Project-based tips for choosing a Java IDE

I've described the notable features of each of the top three Java IDEs and offered a glimpse at a handful of lightweight alternatives. You'll need to weigh this information against your personal development needs and resources to decide which IDE will suit you best. In addition to personal considerations, there are also project-based considerations. In many cases, it is easiest to use the same IDE as the rest of your development team, but that isn't completely necessary.

For example, if a team project is hosted on GitHub, then your life will be easier if your IDE supports GitHub. That isn't an absolute requirement, however: you can always use a GitHub client or git command-line and switch back and forth to your IDE. On the other hand, you really do want your IDE to support whatever build system has been adopted by the team. If it's Maven, for example, you don't want to have to reinvent the build system in Ant for your local testing. Fortunately, the big three Java IDEs all support Ant, Maven, and Gradle, either out of the box or with a plugin. That isn't necessarily the case with the lightweight IDEs.

You are going to want to your IDE to support the JRE version that is standard for the project; if there's a version mismatch, you will run into bugs that the rest of the team can't reproduce. That's not a situation you want to create. Fortunately, JRE mismatches are more often configuration errors than errors caused by lack of support in the IDE: the exceptional case happens briefly when an IDE hasn't yet released an update for a new Java version.

It helps a great deal if your IDE has strong support for the frameworks and technologies used in your project.
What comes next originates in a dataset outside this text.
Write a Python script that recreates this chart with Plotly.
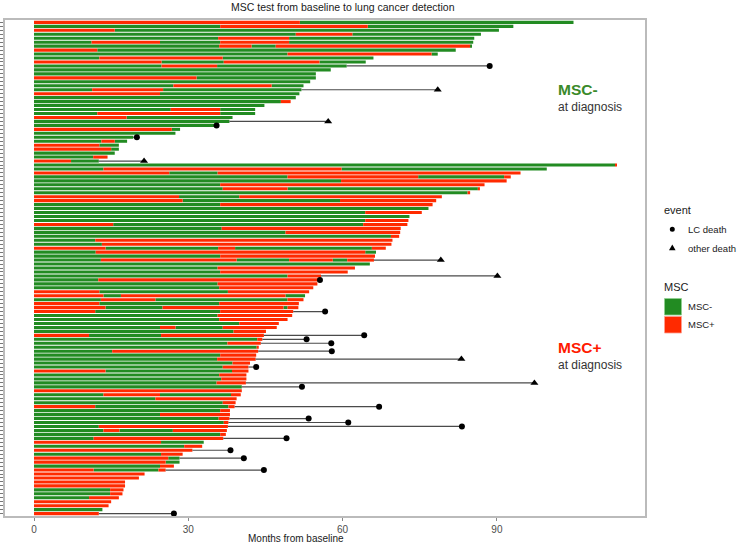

You can get by without that, but if, for example, the IDE knows how JPA statements relate to entity classes and JPA expressions (as IntelliJ does), then you are likely to spend less time on your JPA-related code. And if the IDE supports the testing framework and test runner used by the project, you'll be able to test without leaving your workspace.

You'll also want your IDE to support deploying your Java apps to containers, specifically Docker containers with the option to work with Kubernetes orchestration. Direct support for the public clouds you use will make your life much simpler. And if your IDE can support JVM-based frameworks for machine learning and deep learning, such as Spark.ML and, that's a definite plus.

Finally, it helps if your IDE can connect with whatever ticketing and bug tracking system has been adopted for the project. Again, you can get by using a standalone or web client for, say, JIRA, but you'll be more productive if you can check out your tickets directly from your IDE.


I've made a strong case for IntelliJ IDEA Ultimate, which many would consider the Cadillac of modern Java IDEs. While it's not free like Eclipse or NetBeans, I believe the productivity gain is worth the annual subscription. For developers just starting out, or those preferring not to pay, I recommend NetBeans over Eclipse. Whereas Eclipse's plugin ecosystem once made it the top choice for developers, today it has become unwieldy and somewhat poorly maintained.

I also touched on lightweight alternatives, including two designed for student use. These are worth experimenting with, and could be your best option if you are just learning Java, if you find the full-featured IDEs overwhelming, or you just like a lighter weight development environment.